At the same time, and having spent several years cultivating an alpha-seeking culture, they are wondering whether they can do better than just take macro bets on whole markets.

Of course the investment world is more complex than that, however, institutional investors are increasingly discussing the notion of alternative beta. Alternative beta is the term generally given to the systematic enhancement of whole-market strategies – a pre-programmed form of enhanced index management.

These strategies are still index funds but they appear to have advantages over the traditional cap-weighted indices predominantly used by many pension funds as core portfolios.

Fundamental indexing, initially proposed by Research Affiliates Fundamental Indexing (RAFI), has become popular in certain circles. This assesses the fundamentals of each stock across a range of factors, rather than their capitalisation. Critics of this suggest it is little more than a value tilt on the index, but the RAFI promoters would not agree.

State Street Global Advisors (SSgA), a big index and active manager, has also received a lot of interest with some of its alternative beta strategies, in particular its minimum-variance style.

SSgA research over the past few years has shown that low-volatility stocks in a global portfolio tend to outperform, represent a “fourth factor” in the list of styles which can be demonstrated to outperform in most markets over the very long term. The other three are: value over growth, small-cap over large-cap, and momentum.

While many managers incorporate a degree of momentum in their style, in order not to veer too far from the market during a boom period, SSgA cautions against the reliance on that factor.

The latest thinking in beta management, according to Eric Brandhorst (pictured), the director of research at SSgA’s global structured products group in Boston, encompasses a wide spectrum of strategies. These include:

  1. Capturing non-traditional risk premia. This can be through extensions to the equity/fixed interest mix by adding infrastructure, convertibles, frontier markets, REITs and so on. Or by going further through looking at commodities, volatility, currencies, gold, inflation and so on.
  2. Departing from the market’s allocation of capital through: factor tilts – such as value, momentum and size; optimised strategies, such as minimum variance; risk-reduction strategies, such as equal-weighted indices or GDP-weighted indices; and emulation strategies, such as returns-based or holdings-based strategies.
  3. Modifying asset class payoffs: such as having leveraged beta or inverse beta; or such as non-linear payoffs such as protected equity or putting collars on portfolios.

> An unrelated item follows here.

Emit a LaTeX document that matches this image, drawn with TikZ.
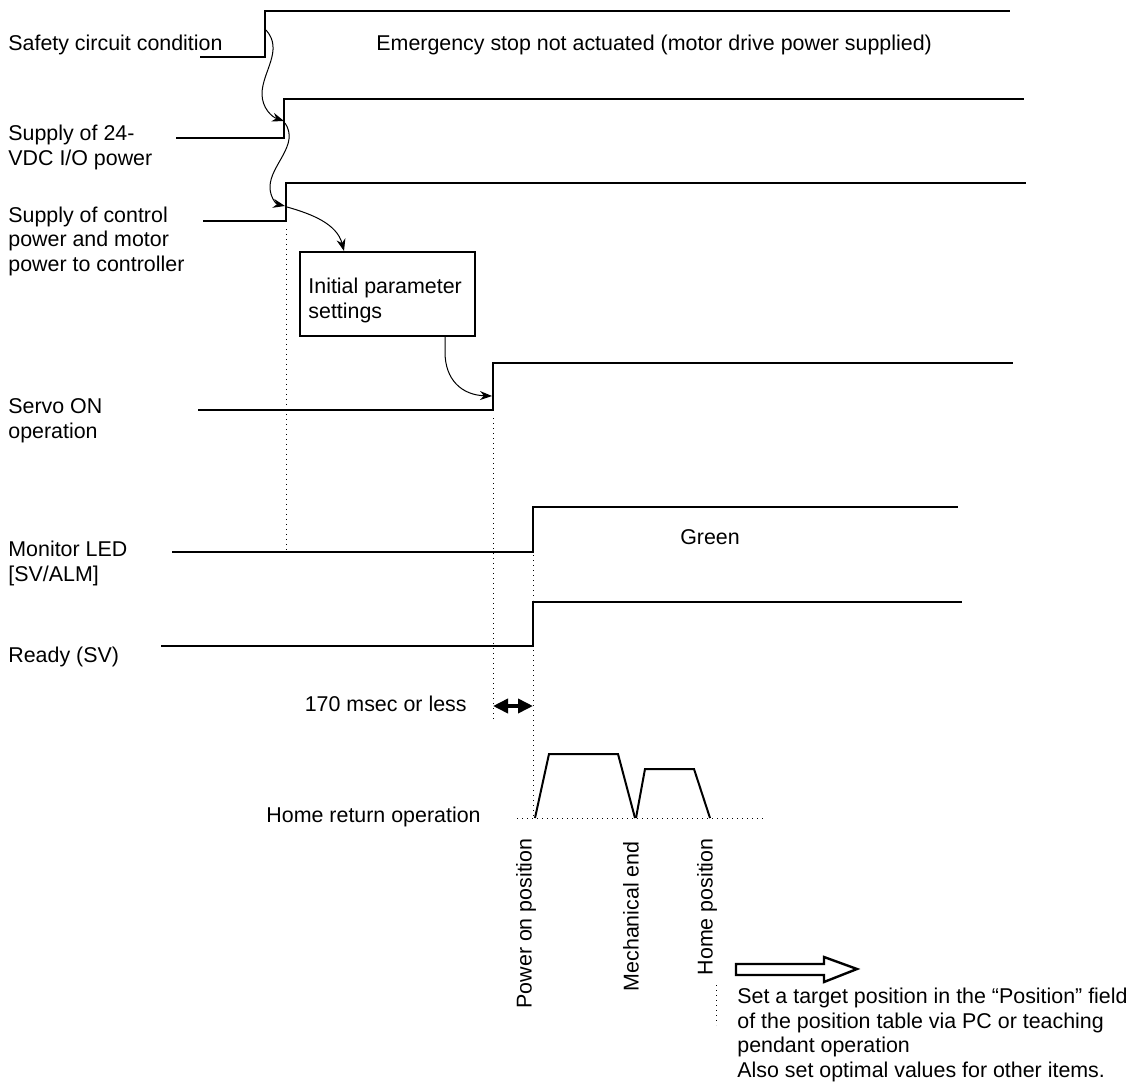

Brandhorst says that the new approaches to beta management provide real opportunities for passive investors to increase returns and/or reduce risk.

However, investors need to consider a number of things, such as the credibility of the investment thesis behind each tilt.

Brandhorst says that investors should remember that some objectives cannot be captured with index strategies and some have high portfolio management costs.

They should also appreciate that the timing of the investment decision may be important and pay attention to explicit costs. They should also be suspicious if the methodology is complex or results are sensitive to small changes.